Films to Rent or Download
On demand this week is The Stones Are Speaking, a documentary from Dallas-based filmmaker and journalist Olive Talley. It follows archaeologist Mike Collins as he uncovers one of the oldest human settlements in North America—right in the heart of Texas.
The film is more than an archaeological dig; it’s a story of perseverance, activism, and rewriting history. Collins risked everything to protect the Gault Site, and in doing so, uncovered 20,000-year-old evidence that changes the timeline of human life in the Americas.
This is a documentary that blends adventure with academic rigor, and Collins is a compelling figure—part Indiana Jones, part tenacious Texan.
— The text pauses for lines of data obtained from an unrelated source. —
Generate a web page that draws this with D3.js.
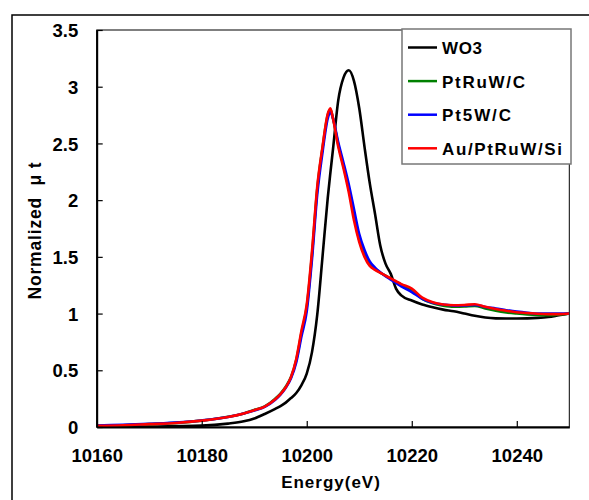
<!DOCTYPE html>
<html>
<head>
<meta charset="utf-8">
<script src="https://cdn.jsdelivr.net/npm/d3@7"></script>
<style>
  body { margin: 0; background: #fff; }
  text { font-family: "Liberation Sans", Arial, sans-serif; font-weight: bold; white-space: pre; }
</style>
</head>
<body>
<div id="chart"></div>
<script>
// Data
const energy = [10160,10165,10170,10175,10180,10185,10188,10190,10192,10194,10195,10196,10197,10198,10199,10200,10201,10202,10203,10204,10204.5,10205,10206,10207,10208,10209,10210,10211,10212,10213,10214,10215,10216,10217,10218,10220,10222,10224,10226,10228,10230,10232,10234,10236,10238,10240,10242,10244,10246,10248,10250]

const wo3 = [0.005,0.005,0.005,0.008,0.012,0.03,0.05,0.075,0.115,0.16,0.185,0.215,0.255,0.3,0.37,0.47,0.66,0.99,1.5,2.02,2.24,2.45,2.88,3.08,3.145,3.05,2.81,2.47,2.15,1.88,1.6,1.44,1.35,1.22,1.16,1.115,1.08,1.055,1.035,1.02,1.0,0.98,0.965,0.958,0.957,0.957,0.958,0.962,0.97,0.985,1.0]
const ptruwC = [0.01,0.016,0.025,0.036,0.056,0.09,0.12,0.15,0.182,0.25,0.295,0.355,0.44,0.59,0.83,1.06,1.52,2.1,2.46,2.75,2.8,2.72,2.49,2.3,2.1,1.86,1.65,1.52,1.44,1.395,1.36,1.335,1.305,1.28,1.255,1.21,1.13,1.09,1.07,1.06,1.062,1.068,1.045,1.025,1.01,1.0,0.992,0.987,0.985,0.99,1.0]
const pt5wC = [0.012,0.02,0.028,0.04,0.058,0.088,0.118,0.145,0.178,0.24,0.285,0.345,0.43,0.57,0.8,1.02,1.48,2.05,2.42,2.72,2.78,2.72,2.51,2.33,2.14,1.92,1.7,1.56,1.46,1.405,1.365,1.33,1.3,1.27,1.24,1.19,1.13,1.095,1.08,1.07,1.072,1.076,1.058,1.045,1.03,1.017,1.007,1.0,1.0,1.0,1.0]
const auPtruwSi = [0.01,0.015,0.025,0.035,0.056,0.088,0.12,0.148,0.18,0.245,0.29,0.35,0.44,0.6,0.85,1.08,1.55,2.12,2.47,2.76,2.81,2.72,2.47,2.28,2.07,1.82,1.63,1.5,1.42,1.385,1.36,1.335,1.31,1.285,1.26,1.22,1.14,1.1,1.08,1.073,1.076,1.082,1.06,1.04,1.025,1.012,1.005,0.998,0.995,0.995,1.0]

const seriesNames = ['WO3', 'PtRuW/C', 'Pt5W/C', 'Au/PtRuW/Si']
const seriesColors = ['#000000', '#008000', '#0000ff', '#ff0000']
const seriesValues = [wo3, ptruwC, pt5wC, auPtruwSi]

const xTicks = [10160, 10180, 10200, 10220, 10240]
const yTicks = [0, 0.5, 1, 1.5, 2, 2.5, 3, 3.5]

// Dimensions
const width = 589, height = 500
const plot = { left: 96.7, right: 569.3, top: 30, bottom: 427 }

const svg = d3.select('#chart').append('svg')
  .attr('width', width)
  .attr('height', height)

svg.append('rect').attr('width', width).attr('height', height).attr('fill', '#fff')

// outer frame
svg.append('rect')
  .attr('x', 12).attr('y', 15)
  .attr('width', 700).attr('height', 700)
  .attr('fill', 'none').attr('stroke', '#000').attr('stroke-width', 1.5)

// Scales
const xScale = d3.scaleLinear().domain([10160, 10250]).range([plot.left, plot.right])
const yScale = d3.scaleLinear().domain([0, 3.5]).range([plot.bottom, plot.top])

// plot frame
svg.append('rect')
  .attr('x', plot.left).attr('y', plot.top)
  .attr('width', plot.right - plot.left).attr('height', plot.bottom - plot.top)
  .attr('fill', 'none').attr('stroke', '#000').attr('stroke-width', 1)

svg.append('clipPath').attr('id', 'clip')
  .append('rect')
  .attr('x', plot.left).attr('y', plot.top - 5)
  .attr('width', plot.right - plot.left).attr('height', plot.bottom - plot.top + 5)

// Lines
const lineGenerator = d3.line()
  .x((d, i) => xScale(energy[i]))
  .y(d => yScale(d))
  .curve(d3.curveMonotoneX)

const lines = svg.append('g').attr('clip-path', 'url(#clip)')
seriesValues.forEach((vals, i) => {
  lines.append('path')
    .datum(vals)
    .attr('d', lineGenerator)
    .attr('fill', 'none')
    .attr('stroke', seriesColors[i])
    .attr('stroke-width', 2.6)
    .attr('stroke-linejoin', 'round')
})

// Axes
const xAxis = d3.axisBottom(xScale)
  .tickValues(xTicks)
  .tickSizeInner(-6)
  .tickSizeOuter(0)
  .tickFormat(d3.format('d'))
const xAxisGroup = svg.append('g')
  .attr('transform', `translate(0, ${plot.bottom})`)
  .call(xAxis)
xAxisGroup.select('.domain').attr('stroke-width', 2)
xAxisGroup.selectAll('.tick line').attr('stroke-width', 1.2)
xAxisGroup.selectAll('text')
  .attr('y', 35).attr('dy', 0)
  .attr('font-size', 18.5)
  .attr('font-family', '"Liberation Sans", Arial, sans-serif')
  .attr('font-weight', 'bold')
  .attr('fill', '#000')

const yAxis = d3.axisLeft(yScale)
  .tickValues(yTicks)
  .tickSizeInner(-6)
  .tickSizeOuter(0)
  .tickPadding(18.5)
  .tickFormat(d => d)
const yAxisGroup = svg.append('g')
  .attr('transform', `translate(${plot.left}, 0)`)
  .call(yAxis)
yAxisGroup.select('.domain').attr('stroke-width', 2)
yAxisGroup.selectAll('.tick line').attr('stroke-width', 1.2)
yAxisGroup.selectAll('text')
  .attr('dy', '0.36em')
  .attr('font-size', 18.5)
  .attr('font-family', '"Liberation Sans", Arial, sans-serif')
  .attr('font-weight', 'bold')
  .attr('fill', '#000')

// Axis titles
svg.append('text')
  .attr('x', 331).attr('y', 488)
  .attr('text-anchor', 'middle')
  .attr('font-size', 17)
  .attr('letter-spacing', 1)
  .text('Energy(eV)')

svg.append('text')
  .attr('transform', 'translate(41, 231) rotate(-90)')
  .attr('text-anchor', 'middle')
  .attr('font-size', 17.5)
  .attr('textLength', 137)
  .attr('lengthAdjust', 'spacing')
  .text('Normalized  μ t')

// Legend
const legend = svg.append('g')
legend.append('rect')
  .attr('x', 402).attr('y', 29)
  .attr('width', 169).attr('height', 135)
  .attr('fill', '#fff')
  .attr('stroke', '#777').attr('stroke-width', 1.5)

const legendWidths = [40, 83, 69, 120]
seriesNames.forEach((name, i) => {
  const y = 47.5 + i * 33.6
  legend.append('line')
    .attr('x1', 408).attr('x2', 437)
    .attr('y1', y).attr('y2', y)
    .attr('stroke', seriesColors[i]).attr('stroke-width', 2.5)
  legend.append('text')
    .attr('x', 442).attr('y', y + 6.5)
    .attr('font-size', 17)
    .attr('textLength', legendWidths[i])
    .attr('lengthAdjust', 'spacing')
    .text(name)
})
</script>
</body>
</html>
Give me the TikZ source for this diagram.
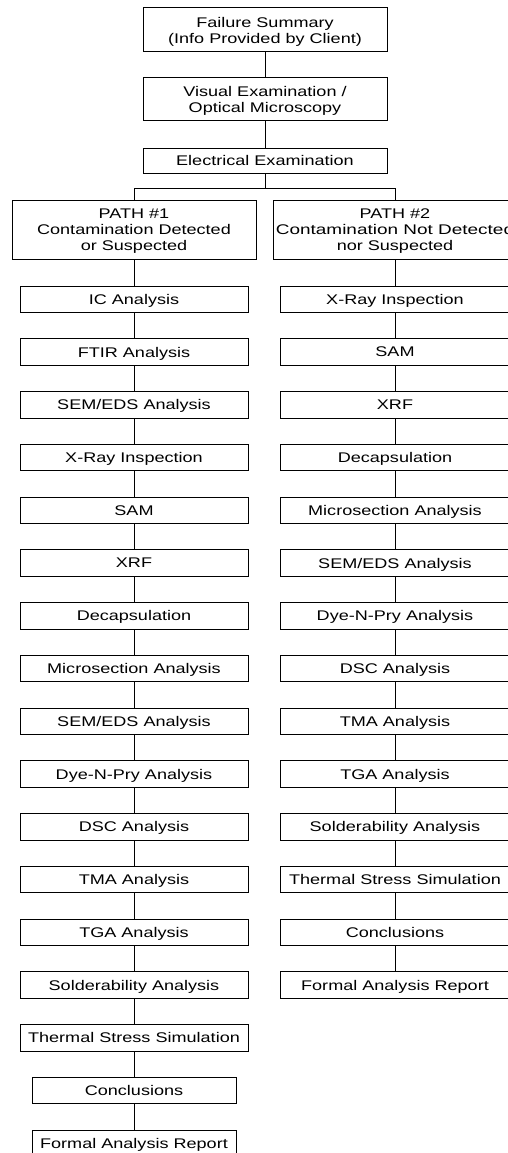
\documentclass[tikz,border=0pt]{standalone}
\usepackage{fontspec}
\setmainfont{Liberation Sans}[FakeStretch=1.29]
\begin{document}
\begin{tikzpicture}[x=1pt,y=-1pt,
  box/.style={draw=black, line width=1pt, fill=white, minimum height=26.5,
    inner sep=0pt, text depth=0pt, align=center,
    font=\fontsize{14}{16}\selectfont},
  wide/.style={box, minimum width=228},
  rwide/.style={box, minimum width=229},
  top/.style={box, minimum width=244},
  narrow/.style={box, minimum width=204},
  link/.style={draw=black, line width=1pt}]
\useasboundingbox (0,0) rectangle (508,1153);
\clip (0,0) rectangle (508,1153);

% common trunk
\node[top, minimum height=44] (fs) at (265,30) {Failure Summary\\(Info Provided by Client)};
\node[top, minimum height=43] (ve) at (265,99.5) {Visual Examination /\\Optical Microscopy};
\node[top, minimum height=25] (ee) at (265,160.5) {Electrical Examination};
\coordinate (bus) at (265,188);

% the two paths
\node[top, minimum height=59] (p1) at (134,229.5) {PATH \#1\\Contamination Detected\\or Suspected};
\node[top, minimum height=59] (p2) at (395,229.5) {PATH \#2\\\scalebox{1.05}[1]{Contamination Not Detected}\\nor Suspected};

\draw[link] (fs) -- (ve);
\draw[link] (ve) -- (ee);
\draw[link] (ee) -- (bus);
\draw[link] (p1.north) -- (p1.north |- bus) -- (p2.north |- bus) -- (p2.north);

% path 1 steps
\foreach \t [count=\i from 0] in {IC Analysis, FTIR Analysis, SEM/EDS Analysis,
    X-Ray Inspection, SAM, XRF, Decapsulation, Microsection Analysis,
    SEM/EDS Analysis, Dye-N-Pry Analysis, DSC Analysis, TMA Analysis,
    TGA Analysis, Solderability Analysis, Thermal Stress Simulation}
  \node[wide] (L\i) at (134,299.25+52.75*\i) {\t};
\node[narrow] (L15) at (134,1090.5) {Conclusions};
\node[narrow] (L16) at (134,1143.25) {Formal Analysis Report};

% path 2 steps
\foreach \t [count=\i from 0] in {X-Ray Inspection, SAM, XRF, Decapsulation,
    Microsection Analysis, SEM/EDS Analysis, Dye-N-Pry Analysis, DSC Analysis,
    TMA Analysis, TGA Analysis, Solderability Analysis,
    Thermal Stress Simulation, Conclusions, Formal Analysis Report}
  \node[rwide] (R\i) at (395,299.25+52.75*\i) {\t};

% connectors down each column
\draw[link] (p1) -- (L0);
\foreach \i [evaluate=\i as \j using int(\i+1)] in {0,...,15}
  \draw[link] (L\i) -- (L\j);
\draw[link] (p2) -- (R0);
\foreach \i [evaluate=\i as \j using int(\i+1)] in {0,...,12}
  \draw[link] (R\i) -- (R\j);
\end{tikzpicture}
\end{document}
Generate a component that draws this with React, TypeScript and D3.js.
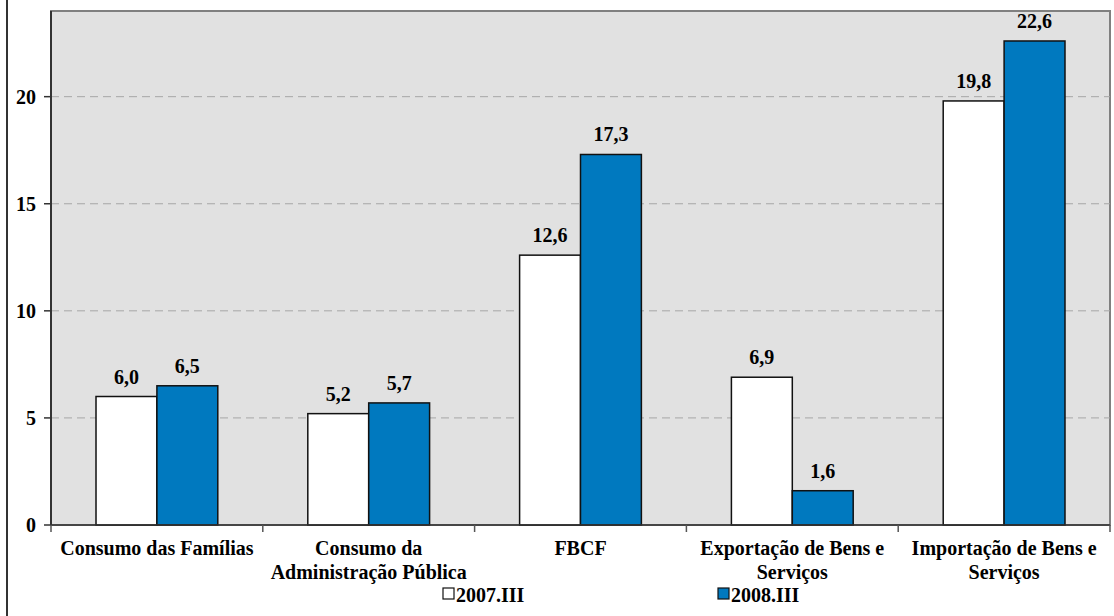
import React from 'react';
import * as d3 from 'd3';

const categories = [
  ['Consumo das Famílias'],
  ['Consumo da', 'Administração Pública'],
  ['FBCF'],
  ['Exportação de Bens e', 'Serviços'],
  ['Importação de Bens e', 'Serviços'],
];
const series2007 = [6.0, 5.2, 12.6, 6.9, 19.8];
const series2008 = [6.5, 5.7, 17.3, 1.6, 22.6];
const seriesNames = ['2007.III', '2008.III'];
const seriesColors = ['#ffffff', '#0079bf'];
const yTicks = [0, 5, 10, 15, 20];

const W = 1114;
const H = 616;
const left = 51;
const right = 1110;
const top = 11;
const bottom = 525;
const font = '"Liberation Serif", "Times New Roman", serif';
const fs = 20;

export default function App() {
  const x = d3.scaleBand<number>()
    .domain(d3.range(categories.length))
    .range([left, right])
    .paddingInner(0.425)
    .paddingOuter(0.2125);
  const y = d3.scaleLinear().domain([0, 24]).range([bottom, top]);
  const bw = x.bandwidth() / 2;
  const step = x.step();
  const fmt = (v: number) => v.toFixed(1).replace('.', ',');

  const series = [series2007, series2008];

  return (
    <svg width={W} height={H} style={{ position: 'absolute', left: 0, top: 0, fontFamily: font }}>
      <rect x={0} y={0} width={W} height={H} fill="#fff" />
      <line x1={7} x2={7} y1={0} y2={H} stroke="#333" strokeWidth={2} />
      <rect x={left} y={top} width={right - left} height={bottom - top} fill="#e1e1e1" stroke="#808080" strokeWidth={2} />

      {yTicks.filter(t => t > 0).map(t => (
        <line key={'g' + t} x1={left} x2={right} y1={y(t)} y2={y(t)} stroke="#a6a6a6" strokeDasharray="8,5" />
      ))}

      {series.map((vals, si) => vals.map((v, i) => {
        const bx = (x(i) as number) + si * bw;
        return (
          <g key={`b${si}-${i}`}>
            <rect x={bx} y={y(v)} width={bw} height={bottom - y(v)} fill={seriesColors[si]} stroke="#111" strokeWidth={1.5} />
            <text x={bx + bw / 2} y={y(v) - 13} textAnchor="middle" fontSize={fs} fontWeight="bold">{fmt(v)}</text>
          </g>
        );
      }))}

      {/* axes */}
      <line x1={left} x2={left} y1={top} y2={bottom} stroke="#333" strokeWidth={2} />
      <line x1={left} x2={right} y1={bottom} y2={bottom} stroke="#333" strokeWidth={1.5} />
      {yTicks.map(t => (
        <g key={'t' + t}>
          <line x1={left - 7} x2={left} y1={y(t)} y2={y(t)} stroke="#333" strokeWidth={1.5} />
          <text x={left - 15} y={y(t) + 7} textAnchor="end" fontSize={fs} fontWeight="bold">{t}</text>
        </g>
      ))}
      {d3.range(categories.length + 1).map(i => (
        <line key={'ct' + i} x1={left + i * step} x2={left + i * step} y1={bottom} y2={bottom + 7} stroke="#555" strokeWidth={1.5} />
      ))}
      {categories.map((lines, i) => (
        <text key={'c' + i} x={(x(i) as number) + x.bandwidth() / 2} y={555} textAnchor="middle" fontSize={fs} fontWeight="bold">
          {lines.map((l, j) => (
            <tspan key={j} x={(x(i) as number) + x.bandwidth() / 2} dy={j === 0 ? 0 : 24}>{l}</tspan>
          ))}
        </text>
      ))}

      {/* legend */}
      {seriesNames.map((n, i) => {
        const lx = [443, 718][i];
        return (
          <g key={'l' + i}>
            <rect x={lx} y={588} width={11} height={11} fill={seriesColors[i]} stroke="#111" strokeWidth={1.2} />
            <text x={lx + 13} y={602} fontSize={fs} fontWeight="bold">{n}</text>
          </g>
        );
      })}
    </svg>
  );
}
It’s streaming now via TVOD and should be required viewing in every science class that ever snoozed through ancient history.
Indie Classic
And this week’s Indie Classic is celebrating its 10th anniversary—David Robert Mitchell’s It Follows. A modern horror landmark, the film centers on Jay, a teenager who inherits a curse through a sexual encounter. The catch? A shape-shifting presence now stalks her—slowly, always walking, and always coming.
With its retro synth score, suburban dread, and relentless sense of doom, It Follows became an instant classic, elevating Maika Monroe to scream queen status and inspiring a new wave of stylish indie horror. Director Mitchell cited influences ranging from John Carpenter to Japanese ghost films, and the result is pure nightmare fuel.
Also worth noting: the film’s ambiguous time period and dreamlike Detroit setting make it feel like a horror movie trapped in its own haunted VHS tape.
It Follows is streaming now and still one of the best indie horror films of the 21st century.
That does it for this week’s episode of Indie Film Weekly. Thanks for listening and diving deep into the strange, smart, and surprising corners of indie cinema.